Eloá Carvalho, através dos seus desenhos e pinturas, se apropria de rastros do mundo “real” para criar um universo a um só tempo poético e crítico sobre esse mesmo mundo. Ali está instaurado um modo de representar em tudo oposto a esse nosso, acelerado, fragmentado, disperso. Suas pinturas, desenhos e escritos remetem ao gesto introspectivo e delicado de uma obra que encontra na literatura – Alfonso Boys Casares é um exemplo – um espaço de diálogo. Uma reflexão sobre o estatuto da imagem e da representação nos dias hoje atravessa toda a sua obra. A série Pequenas tristezas, hoje apresentadas, evoca, de modo delicado e lírico, uma narrativa em fragmentos. São desenhos, anotações, pinturas, que existem sem o compromisso com uma única linguagem, mas sim afirmando uma aposta na possibilidade de construir sentido dando as mãos para os fragmentos.

As pinturas da série Hallways, de Marcus André, são todas realizadas sobre caixas de madeira. Valendo-se de uma paleta que passa por diversas cores, do vermelho ao preto, do verde ao lilás, o artista evoca aqui as pequenas maquetes utilizadas no passado para se projetar a boca do palco de teatros. Há ainda, segundo Marcus André, uma referência às entradas de prédios públicos construídos no centro do Rio de Janeiro na década de 1940. Entretanto nada disso se dá no plano da figuração direta.
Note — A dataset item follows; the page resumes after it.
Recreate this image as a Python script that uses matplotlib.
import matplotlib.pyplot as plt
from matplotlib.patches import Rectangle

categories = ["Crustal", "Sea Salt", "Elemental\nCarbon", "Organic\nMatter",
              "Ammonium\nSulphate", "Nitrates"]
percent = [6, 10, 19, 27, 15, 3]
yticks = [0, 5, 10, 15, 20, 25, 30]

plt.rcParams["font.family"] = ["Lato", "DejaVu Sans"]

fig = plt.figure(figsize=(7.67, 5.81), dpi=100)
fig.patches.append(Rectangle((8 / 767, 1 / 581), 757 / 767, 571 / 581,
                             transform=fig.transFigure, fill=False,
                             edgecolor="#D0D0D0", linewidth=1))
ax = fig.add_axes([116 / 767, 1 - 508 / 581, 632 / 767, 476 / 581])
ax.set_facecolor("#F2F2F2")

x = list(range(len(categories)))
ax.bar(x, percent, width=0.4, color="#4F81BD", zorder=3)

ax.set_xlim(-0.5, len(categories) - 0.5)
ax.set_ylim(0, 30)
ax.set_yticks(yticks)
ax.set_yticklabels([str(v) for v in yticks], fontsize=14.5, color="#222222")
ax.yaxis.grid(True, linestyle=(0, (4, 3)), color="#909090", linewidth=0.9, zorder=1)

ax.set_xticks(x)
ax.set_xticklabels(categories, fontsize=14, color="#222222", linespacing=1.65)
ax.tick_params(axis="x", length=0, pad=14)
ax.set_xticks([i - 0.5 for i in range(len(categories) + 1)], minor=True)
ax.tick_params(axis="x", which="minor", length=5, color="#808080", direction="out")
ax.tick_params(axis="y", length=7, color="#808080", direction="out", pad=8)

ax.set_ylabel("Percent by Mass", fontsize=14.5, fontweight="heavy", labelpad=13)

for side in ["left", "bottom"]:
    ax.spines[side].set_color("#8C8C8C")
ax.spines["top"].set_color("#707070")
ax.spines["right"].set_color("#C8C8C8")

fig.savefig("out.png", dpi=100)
Há antes um jogo sedutor composto de formas geométricas que instauram um espaço generoso visualmente e grávido de possíveis narrativas.
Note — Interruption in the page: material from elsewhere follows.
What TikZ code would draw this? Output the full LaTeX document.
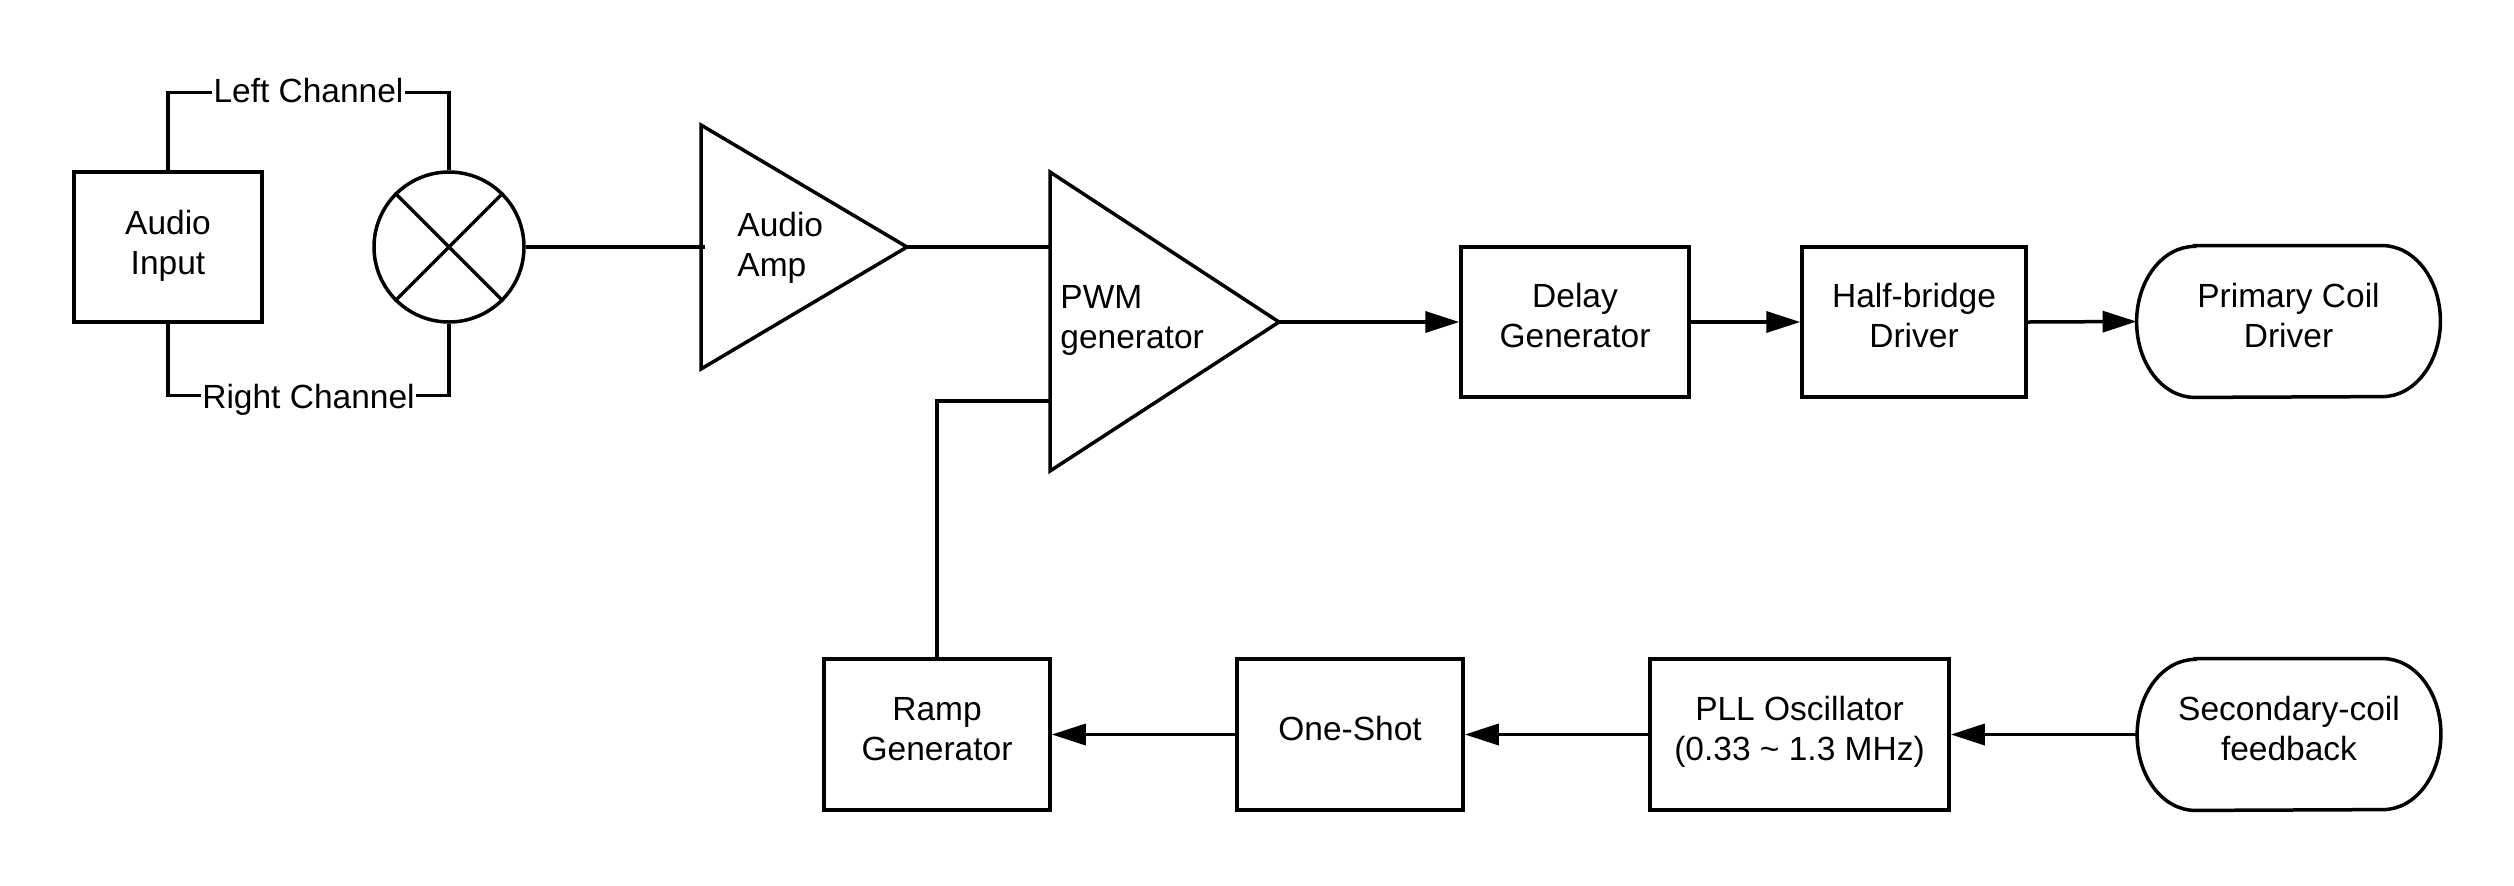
\documentclass[tikz,border=0pt]{standalone}
\usepackage{fontspec}
\setmainfont{Liberation Sans}
\usetikzlibrary{arrows.meta,calc}
\newcommand\linestrut{\rule[-7pt]{0pt}{19.5pt}}
\tikzset{
  wire/.style={line width=1.75pt, line join=miter},
  arr/.style={wire, -{Triangle[length=17pt,width=10.5pt]}},
  blk/.style={draw, line width=1.75pt, rectangle, minimum height=75pt, align=center, inner sep=0pt, font=\fontsize{16.75}{20}\selectfont},
  term/.style={rectangle, minimum height=75.5pt, minimum width=151.5pt, align=center, inner sep=0pt, font=\fontsize{16.75}{20}\selectfont},
  lbl/.style={fill=white, inner xsep=0.6pt, inner ysep=1pt, anchor=base, font=\fontsize{16.75}{20}\selectfont},
  txt/.style={anchor=west, inner sep=0pt, align=left, font=\fontsize{16.75}{20}\selectfont},
}
\begin{document}
\begin{tikzpicture}[x=0.5pt,y=-0.5pt]
\useasboundingbox (0,0) rectangle (2514,885);

% Audio input and summing junction
\node[blk, minimum width=94pt] (ai) at (168,247) {};
\node[align=center, inner sep=0pt, font=\fontsize{16.75}{20}\selectfont] (aitxt) at (168,249) {\linestrut Audio\\\linestrut Input};
\node[draw, circle, line width=1.75pt, minimum size=75pt, inner sep=0pt] (sum) at (449,247) {};
\draw[wire] (sum.45) -- (sum.225);
\draw[wire] (sum.135) -- (sum.315);

\draw[wire] (ai.north) -- ++(0,-78) -| node[pos=0.25, lbl, yshift=-5pt] {Left Channel} (sum.north);
\draw[wire] (ai.south) -- ++(0,71.5) -| node[pos=0.25, lbl, yshift=-6.75pt] {Right Channel} (sum.south);

% Audio amp triangle
\coordinate (ampT) at (701,125);
\coordinate (ampB) at (701,369);
\coordinate (ampout) at (907,247);
\coordinate (ampin) at (705,247);
\draw[wire] (ampT) -- (ampout) -- (ampB) -- cycle;
\node[txt] (amptxt) at (737,251) {\linestrut Audio\\\linestrut Amp};
\draw[wire] (sum.east) -- (ampin);

% PWM generator triangle
\coordinate (pwmT) at (1050,172);
\coordinate (pwmB) at (1050,471);
\coordinate (pwmout) at (1279,322);
\coordinate (pwmin) at (1050,247);
\coordinate (pwmramp) at (1050,401);
\draw[wire] (pwmT) -- (pwmout) -- (pwmB) -- cycle;
\node[txt] (pwmtxt) at (1060,323) {\linestrut PWM\\\linestrut generator};
\draw[wire] (ampout) -- (pwmin);

% Top row
\node[blk, minimum width=114pt] (dg) at (1575,322) {\linestrut Delay\\\linestrut Generator};
\node[blk, minimum width=112pt] (hb) at (1914,322) {\linestrut Half-bridge\\\linestrut Driver};
\node[term] (pc) at (2288.5,321.5) {\linestrut Primary Coil\\\linestrut Driver};
\draw[wire] ([xshift=29pt]pc.north west) -- ([xshift=-29pt]pc.north east)
  arc[start angle=90, end angle=-90, x radius=29pt, y radius=37.75pt]
  -- ([xshift=29pt]pc.south west)
  arc[start angle=270, end angle=90, x radius=29pt, y radius=37.75pt] -- cycle;

\draw[arr] (pwmout) -- (dg.west);
\draw[arr] (dg.east) -- (hb.west);
\draw[arr] (hb.east) -- (pc.west);

% Bottom row
\node[blk, minimum width=113pt, minimum height=75.5pt] (rg) at (937,734.5) {\linestrut Ramp\\\linestrut Generator};
\node[blk, minimum width=113pt, minimum height=75.5pt] (os) at (1350,734.5) {\linestrut One-Shot};
\node[blk, minimum width=149.5pt, minimum height=75.5pt] (pll) at (1799.5,734.5) {\linestrut PLL Oscillator\\\linestrut (0.33 \textasciitilde{} 1.3 MHz)};
\node[term] (sf) at (2289,734.5) {\linestrut Secondary-coil\\\linestrut feedback};
\draw[wire] ([xshift=29pt]sf.north west) -- ([xshift=-29pt]sf.north east)
  arc[start angle=90, end angle=-90, x radius=29pt, y radius=37.75pt]
  -- ([xshift=29pt]sf.south west)
  arc[start angle=270, end angle=90, x radius=29pt, y radius=37.75pt] -- cycle;

\draw[arr] (sf.west) -- (pll.east);
\draw[arr] (pll.west) -- (os.east);
\draw[arr] (os.west) -- (rg.east);

\draw[wire] (rg.north) |- (pwmramp);
\end{tikzpicture}
\end{document}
A obra de Pedro Cappeletti, 49 tentativas de desenhar um quadrado de tecido ao vento, soma-se às demais como uma voz que une, simultaneamente, ordem e acaso. Na parte superior de cada trabalho, uma mescla de pintura e desenho, uma camada densa de preto parece ter escorrido até um ponto determinado. Claramente a força da gravidade ali atuou de maneira a fazer com que tudo aponte para baixo, mas não chegue a desabar. Composta de inúmeras partes que formam um só todo, 49 tentativas de desenhar um quadrado de tecido ao vento, caminha na linha tênue entre cálculo e imprevisibilidade. Há tanto a face controlada pelo artista, e aquela fabricada, à sua revelia, tempo e a gravidade.
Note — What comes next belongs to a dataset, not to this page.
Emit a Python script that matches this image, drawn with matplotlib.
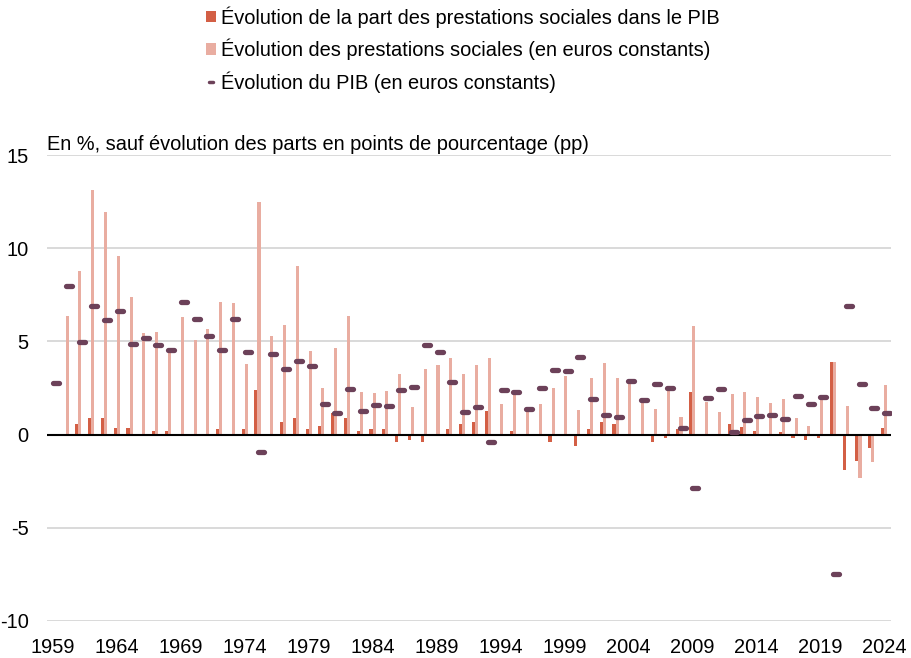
import numpy as np
import matplotlib
matplotlib.use("Agg")
import matplotlib.pyplot as plt
from matplotlib.lines import Line2D
from matplotlib.patches import Patch
from matplotlib.markers import MarkerStyle

plt.rcParams['font.family'] = ['Liberation Sans', 'DejaVu Sans']

# Années
annees = list(range(1959, 2025))

# Évolution de la part des prestations sociales dans le PIB (pp)
part_pib = [np.nan, -0.07, 0.59, 0.87, 0.87, 0.37, 0.37, 0.05, 0.18, 0.18,
            -0.07, -0.07, 0.05, 0.28, 0.05, 0.28, 2.39, 0.05, 0.68, 0.87,
            0.28, 0.48, 1.18, 0.87, 0.18, 0.28, 0.28, -0.40, -0.31, -0.40,
            -0.07, 0.28, 0.59, 0.68, 1.29, -0.07, 0.18, 0.02, -0.05, -0.40,
            0.02, -0.61, 0.28, 0.68, 0.59, 0.05, 0.02, -0.42, -0.18, 0.28,
            2.30, -0.07, -0.07, 0.59, 0.39, 0.18, -0.05, 0.16, -0.20, -0.31,
            -0.20, 3.89, -1.91, -1.41, -0.72, 0.37]

# Évolution des prestations sociales (en euros constants, %)
prestations = [np.nan, 6.38, 8.80, 13.14, 11.95, 9.57, 7.36, 5.45, 5.48, 4.43,
               6.32, 5.05, 5.68, 7.14, 7.04, 3.77, 12.49, 5.27, 5.89, 9.02,
               4.46, 2.50, 4.66, 6.34, 2.30, 2.21, 2.34, 3.23, 1.48, 3.50,
               3.71, 4.11, 3.25, 3.73, 4.09, 1.66, 2.16, 1.30, 1.62, 2.52,
               3.16, 1.34, 3.02, 3.84, 3.05, 2.75, 1.84, 1.37, 2.37, 0.93,
               5.82, 1.77, 1.20, 2.16, 2.27, 2.04, 1.71, 1.89, 0.87, 0.48,
               1.84, 3.87, 1.52, -2.31, -1.47, 2.64]

# Évolution du PIB (en euros constants, %)
pib = [2.79, 7.98, 4.96, 6.88, 6.13, 6.61, 4.86, 5.18, 4.80, 4.53,
       7.13, 6.21, 5.30, 4.52, 6.21, 4.43, -0.96, 4.34, 3.54, 3.97,
       3.70, 1.66, 1.18, 2.43, 1.25, 1.59, 1.55, 2.37, 2.55, 4.80,
       4.41, 2.82, 1.23, 1.50, -0.38, 2.37, 2.28, 1.37, 2.52, 3.45,
       3.39, 4.14, 1.89, 1.05, 0.94, 2.86, 1.87, 2.70, 2.52, 0.37,
       -2.86, 1.98, 2.43, 0.16, 0.77, 1.00, 1.05, 0.86, 2.07, 1.64,
       2.02, -7.49, 6.89, 2.71, 1.43, 1.18]

labels_annees = [str(a) for a in range(1959, 2025, 5)]

couleur_part = '#D35F45'
couleur_prest = '#E9ADA1'
couleur_pib = '#6C4159'
taille = 14.4

fig = plt.figure(figsize=(9.11, 6.58), dpi=100)
ax = fig.add_axes([46.7 / 911, 1 - 621 / 658, (890.7 - 46.7) / 911, (621 - 155) / 658])

x = np.array(annees, dtype=float)
largeur = 0.24
ax.bar(x - 0.14, part_pib, width=largeur, color=couleur_part, zorder=2)
ax.bar(x + 0.10, prestations, width=largeur, color=couleur_prest, zorder=2)

dash = MarkerStyle('_', capstyle='round')
ax.plot(x + 0.23, pib, linestyle='none', marker=dash, markersize=3.8,
        markeredgewidth=3.8, color=couleur_pib, zorder=4)

ax.axhline(0, color='black', linewidth=1.5, zorder=3)

ax.set_xlim(1958.5, 2024.5)
ax.set_ylim(-10, 15)
ax.set_yticks([-10, -5, 0, 5, 10, 15])
ax.set_yticklabels(['-10', '-5', '0', '5', '10', '15'])
ax.set_xticks(range(1959, 2025, 5))
ax.set_xticklabels(labels_annees)
ax.tick_params(axis='both', length=0, labelsize=taille)
ax.tick_params(axis='y', pad=13)
ax.tick_params(axis='x', pad=12.5)
ax.yaxis.grid(True, color='#D9D9D9', linewidth=1.4, zorder=0)
ax.set_axisbelow(True)
for s in ax.spines.values():
    s.set_visible(False)

ax.text(0, 1.011, 'En %, sauf évolution des parts en points de pourcentage (pp)',
        transform=ax.transAxes, fontsize=taille, ha='left', va='baseline')

handles = [
    Patch(facecolor=couleur_part, edgecolor='none'),
    Patch(facecolor=couleur_prest, edgecolor='none'),
    Line2D([], [], linestyle='none', marker=MarkerStyle('_', capstyle='round'),
           markersize=3, markeredgewidth=2.5, color=couleur_pib),
]
etiquettes = [
    'Évolution de la part des prestations sociales dans le PIB',
    'Évolution des prestations sociales (en euros constants)',
    'Évolution du PIB (en euros constants)',
]
fig.legend(handles, etiquettes, loc='upper left', bbox_to_anchor=(194 / 911, 1.009),
           frameon=False, fontsize=taille, handlelength=0.5, handleheight=0.5,
           handletextpad=0.25, labelspacing=0.55, borderaxespad=0.2)

fig.savefig('out.png', dpi=100)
O trabalho de Ricardo Becker evoca a dimensão da pintura mas finda por ser, antes, um espaço de atrito, cujo síntese encontra-se no título, Cisco. Como já afirmou Fernando Cocchiarale: “Ciscos estão à solta e o vento pronto para levá-los aos nossos olhos. Talvez eles sejam uma das poucas maneiras de ver o vento – ainda assim, por meio de seu efeito mais incômodo, posto que compromete o ato indicial que negativamente evoca. Visualizá-lo, de maneira poética, foi o desafio maior que o artista se propôs”. A obra apresentada em Cruzamentos Insuspeitos se configura como uma paisagem turbulenta. Ali dentro galhos, espelho, talco, incorporam o espaço da galeria ao trabalho, assim como o nosso movimento, tudo em favor de uma visão múltipla e borrada. Como um olho atravessado por um cisco, olhamos e somos vistos através da obra de Ricardo Becker.